The Fibonacci sequence appears in Indian mathematics in connection with Sanskrit prosody, as pointed out by Parmanand Singh in 1985. In the Sanskrit poetic tradition, there was interest in enumerating all patterns of long (L) syllables of 2 units duration, juxtaposed with short (S) syllables of 1 unit duration. Counting the different patterns of successive L and S with a given total duration results in the Fibonacci numbers: the number of patterns of duration m units is Fm + 1.
Knowledge of the Fibonacci sequence was expressed as early as Pingala (c. 450 BC–200 BC). Singh cites Pingala's cryptic formula misrau cha ("the two are mixed") and scholars who interpret it in context as saying that the number of patterns for m beats (Fm+1) is obtained by adding one [S] to the Fm cases and one [L] to the Fm−1 cases. 
Bharata Muni also expresses knowledge of the sequence in the Natya Shastra (c. 100 BC–c. 350 AD).
However, the clearest exposition of the sequence arises in the work of Virahanka (c. 700 AD), whose own work is lost, but is available in a quotation by Gopala (c. 1135):
Variations of two earlier meters [is the variation]... For example, for [a meter of length] four, variations of meters of two [and] three being mixed, five happens. [works out examples 8, 13, 21]... In this way, the process should be followed in all mātrā-vṛttas [prosodic combinations].[a]
Hemachandra (c. 1150) is credited with knowledge of the sequence as well, writing that "the sum of the last and the one before the last is the number ... of the next mātrā-vṛtta."
The number of rabbit pairs form the Fibonacci sequence
Outside India, the Fibonacci sequence first appears in the book Liber Abaci (1202) by Fibonacci. using it to calculate the growth of rabbit populations. Fibonacci considers the growth of a hypothetical, idealized (biologically unrealistic) rabbit population, assuming that: a newly born pair of rabbits, one male, one female, are put in a field; rabbits are able to mate at the age of one month so that at the end of its second month a female can produce another pair of rabbits; rabbits never die and a mating pair always produces one new pair (one male, one female) every month from the second month on.

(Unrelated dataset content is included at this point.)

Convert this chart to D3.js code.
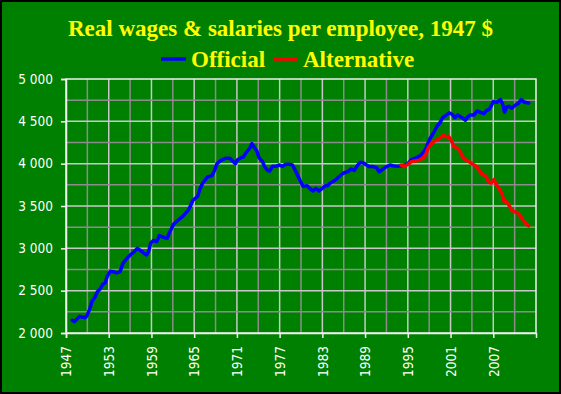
<!DOCTYPE html>
<html>
<head>
<meta charset="utf-8">
<script src="https://cdn.jsdelivr.net/npm/d3@7"></script>
<style>
  body { margin: 0; background: #fff; }
  svg { display: block; }
</style>
</head>
<body>
<div id="chart"></div>
<script>
// chart values
var officialYear = [1947.9, 1948.2, 1948.9, 1949.25, 1949.7, 1949.9, 1950.3, 1950.65, 1951.1, 1951.4,
  1951.8, 1952.15, 1952.5, 1952.8, 1953.2, 1953.65, 1954.1, 1954.6, 1954.97, 1955.4,
  1956.1, 1956.5, 1957.0, 1957.3, 1957.9, 1958.3, 1958.6, 1958.9, 1959.3, 1959.75,
  1960.1, 1960.8, 1961.2, 1961.5, 1962.1, 1962.6, 1963.4, 1964.15, 1964.5, 1964.8,
  1965.5, 1965.8, 1966.2, 1966.9, 1967.5, 1967.9, 1968.2, 1968.75, 1969.4, 1970.0,
  1970.4, 1970.8, 1971.1, 1971.6, 1971.9, 1972.4, 1972.8, 1973.1, 1973.4, 1973.8,
  1974.1, 1974.6, 1974.9, 1975.3, 1975.6, 1976.0, 1976.5, 1976.9, 1977.4, 1977.8,
  1978.4, 1978.8, 1979.2, 1979.5, 1979.9, 1980.3, 1980.85, 1981.3, 1981.7, 1982.1,
  1982.5, 1983.0, 1983.4, 1983.75, 1984.1, 1984.6, 1985.1, 1985.5, 1986.0, 1986.6,
  1987.0, 1987.5, 1987.97, 1988.35, 1988.8, 1989.2, 1989.6, 1990.0, 1990.6, 1990.97,
  1991.4, 1991.9, 1992.5, 1992.9, 1993.5, 1994.1, 1994.5, 1995.0, 1995.5, 1996.0,
  1996.6, 1997.1, 1997.5, 1997.8, 1998.2, 1998.65, 1999.1, 1999.5, 1999.9, 2000.3,
  2000.8, 2001.2, 2001.6, 2002.0, 2002.6, 2003.1, 2003.4, 2003.8, 2004.3, 2004.75,
  2005.2, 2005.7, 2006.1, 2006.4, 2006.7, 2007.0, 2007.5, 2008.0, 2008.3, 2008.6,
  2008.9, 2009.25, 2009.6, 2010.0, 2010.5, 2010.9, 2011.4, 2011.97]
var officialValue = [2150, 2134, 2197, 2189, 2181, 2197, 2276, 2374, 2425, 2488,
  2520, 2575, 2590, 2669, 2728, 2724, 2709, 2724, 2819, 2866,
  2929, 2953, 3000, 2984, 2945, 2921, 2961, 3063, 3094, 3079,
  3150, 3126, 3118, 3181, 3283, 3323, 3378, 3449, 3504, 3567,
  3614, 3700, 3772, 3843, 3858, 3929, 4000, 4039, 4063, 4063,
  4031, 4000, 4047, 4071, 4079, 4142, 4181, 4236, 4197, 4150,
  4071, 4024, 3961, 3921, 3913, 3969, 3969, 3984, 3969, 3992,
  3992, 3984, 3921, 3866, 3795, 3732, 3740, 3701, 3677, 3709,
  3677, 3709, 3740, 3740, 3772, 3795, 3827, 3858, 3890, 3906,
  3937, 3921, 3984, 4016, 4008, 3984, 3965, 3968, 3953, 3905,
  3929, 3960, 3984, 3976, 3968, 3976, 3984, 4000, 4047, 4063,
  4087, 4126, 4174, 4237, 4308, 4371, 4442, 4481, 4544, 4568,
  4600, 4584, 4544, 4576, 4544, 4513, 4552, 4576, 4576, 4623,
  4607, 4591, 4631, 4639, 4678, 4733, 4725, 4756, 4709, 4607,
  4670, 4678, 4654, 4686, 4709, 4756, 4725, 4717]

var altYear = [1994.06, 1994.5, 1995.0, 1995.5, 1996.0, 1996.6, 1997.1, 1997.5, 1997.9, 1998.3,
  1998.75, 1999.2, 1999.6, 1999.95, 2000.3, 2000.7, 2001.1, 2001.45, 2001.9, 2002.3,
  2002.7, 2003.2, 2003.6, 2004.0, 2004.5, 2004.85, 2005.2, 2005.6, 2006.0, 2006.3,
  2006.7, 2007.1, 2007.4, 2007.8, 2008.2, 2008.5, 2008.9, 2009.25, 2009.6, 2010.0,
  2010.5, 2010.85, 2011.2, 2011.6, 2011.97]
var altValue = [3984, 3968, 3992, 4024, 4032, 4040, 4063, 4103, 4190, 4237,
  4268, 4284, 4308, 4340, 4316, 4324, 4276, 4205, 4189, 4150,
  4079, 4040, 4024, 4000, 3976, 3945, 3897, 3866, 3850, 3787,
  3771, 3811, 3755, 3708, 3653, 3558, 3550, 3503, 3447, 3432,
  3416, 3376, 3329, 3290, 3266]

var yTicks = [2000, 2500, 3000, 3500, 4000, 4500, 5000]
var xTicks = [1947, 1953, 1959, 1965, 1971, 1977, 1983, 1989, 1995, 2001, 2007]
var seriesNames = ['Official', 'Alternative']
var seriesColors = ['#0000ff', '#ff0000']

var width = 561
var height = 394
var margin = { top: 79, right: 25, bottom: 61, left: 66 }

var svg = d3.select('#chart')
  .append('svg')
  .attr('width', width)
  .attr('height', height)

// green background with black frame
svg.append('rect')
  .attr('x', 1).attr('y', 1)
  .attr('width', width - 2).attr('height', height - 2)
  .attr('fill', '#008000')
  .attr('stroke', '#000')
  .attr('stroke-width', 2)

var x = d3.scaleLinear().domain([1947, 2013]).range([margin.left, width - margin.right])
var y = d3.scaleLinear().domain([2000, 5000]).range([height - margin.bottom, margin.top])

// grid: minor lines every 3 years / 250, major every 6 years / 500
var grid = svg.append('g')
grid.selectAll('.vgrid')
  .data(d3.range(1950, 2013, 3))
  .enter()
  .append('line')
  .attr('x1', d => x(d)).attr('x2', d => x(d))
  .attr('y1', y(2000)).attr('y2', y(5000))
  .attr('stroke', d => (d - 1947) % 6 == 0 ? '#c8c8c8' : '#8c8c8c')
  .attr('stroke-width', 1.5)
grid.selectAll('.hgrid')
  .data(d3.range(2250, 5000, 250))
  .enter()
  .append('line')
  .attr('x1', x(1947)).attr('x2', x(2013))
  .attr('y1', d => y(d)).attr('y2', d => y(d))
  .attr('stroke', d => d % 500 == 0 ? '#c8c8c8' : '#8c8c8c')
  .attr('stroke-width', 1.5)

// plot frame
svg.append('rect')
  .attr('x', x(1947)).attr('y', y(5000))
  .attr('width', x(2013) - x(1947)).attr('height', y(2000) - y(5000))
  .attr('fill', 'none')
  .attr('stroke', '#f0f0f0')
  .attr('stroke-width', 1.5)

// axes
var yAxis = svg.append('g')
  .attr('transform', 'translate(' + x(1947) + ',0)')
  .call(d3.axisLeft(y).tickValues(yTicks).tickSize(5).tickPadding(8)
    .tickFormat(d => d3.format(',')(d).replace(',', ' ')))
var xAxis = svg.append('g')
  .attr('transform', 'translate(0,' + y(2000) + ')')
  .call(d3.axisBottom(x).tickValues(xTicks).tickSize(5).tickFormat(d => String(d)))

;[xAxis, yAxis].forEach(function (a) {
  a.select('.domain').attr('stroke', '#f0f0f0').attr('stroke-width', 1.5)
  a.selectAll('.tick line').attr('stroke', '#f0f0f0').attr('stroke-width', 1.5)
  a.selectAll('text')
    .attr('fill', '#fff')
    .style('font-family', '"DejaVu Sans Condensed", "DejaVu Sans", sans-serif')
    .style('font-size', '13.5px')
})
xAxis.selectAll('text')
  .attr('transform', 'rotate(-90)')
  .attr('text-anchor', 'end')
  .attr('x', -13)
  .attr('y', 0)
  .attr('dy', '0.35em')

// lines
var line = d3.line()
  .x(d => x(d[0]))
  .y(d => y(d[1]))

var officialData = d3.zip(officialYear, officialValue)
var altData = d3.zip(altYear, altValue)

svg.append('path')
  .datum(officialData)
  .attr('d', line)
  .attr('fill', 'none')
  .attr('stroke', seriesColors[0])
  .attr('stroke-width', 3.5)
  .attr('stroke-linejoin', 'round')
  .attr('stroke-linecap', 'round')

svg.append('path')
  .datum(altData)
  .attr('d', line)
  .attr('fill', 'none')
  .attr('stroke', seriesColors[1])
  .attr('stroke-width', 3.5)
  .attr('stroke-linejoin', 'round')
  .attr('stroke-linecap', 'round')

// title
svg.append('text')
  .attr('x', width / 2)
  .attr('y', 36)
  .attr('text-anchor', 'middle')
  .attr('fill', '#ffff00')
  .style('font-family', 'Liberation Serif, Times New Roman, serif')
  .style('font-weight', 'bold')
  .style('font-size', '23px')
  .text('Real wages & salaries per employee, 1947 $')

// legend
var legendX = [161, 273]
var legend = svg.selectAll('.legend')
  .data(seriesNames)
  .enter()
  .append('g')
  .attr('transform', (d, i) => 'translate(' + legendX[i] + ',59)')
legend.append('line')
  .attr('x1', 0).attr('x2', 25)
  .attr('stroke', (d, i) => seriesColors[i])
  .attr('stroke-width', 3.5)
legend.append('text')
  .attr('x', 30)
  .attr('y', 8)
  .attr('fill', '#ffff00')
  .style('font-family', 'Liberation Serif, Times New Roman, serif')
  .style('font-weight', 'bold')
  .style('font-size', '23px')
  .text(d => d)
</script>
</body>
</html>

Fibonacci posed the puzzle: how many pairs will there be in one year?
- At the end of the first month, they mate, but there is still only 1 pair.
- At the end of the second month the female produces a new pair, so now there are 2 pairs of rabbits in the field.
- At the end of the third month, the original female produces a second pair, making 3 pairs in all in the field.
- At the end of the fourth month, the original female has produced yet another new pair, and the female born two months ago also produces her first pair, making 5 pairs.
At the end of the nth month, the number of pairs of rabbits is equal to the number of new pairs (that is, the number of pairs in month n − 2) plus the number of pairs alive last month (that is, n − 1). This is the nth Fibonacci number.
The name "Fibonacci sequence" was first used by the 19th-century number theorist Édouard Lucas.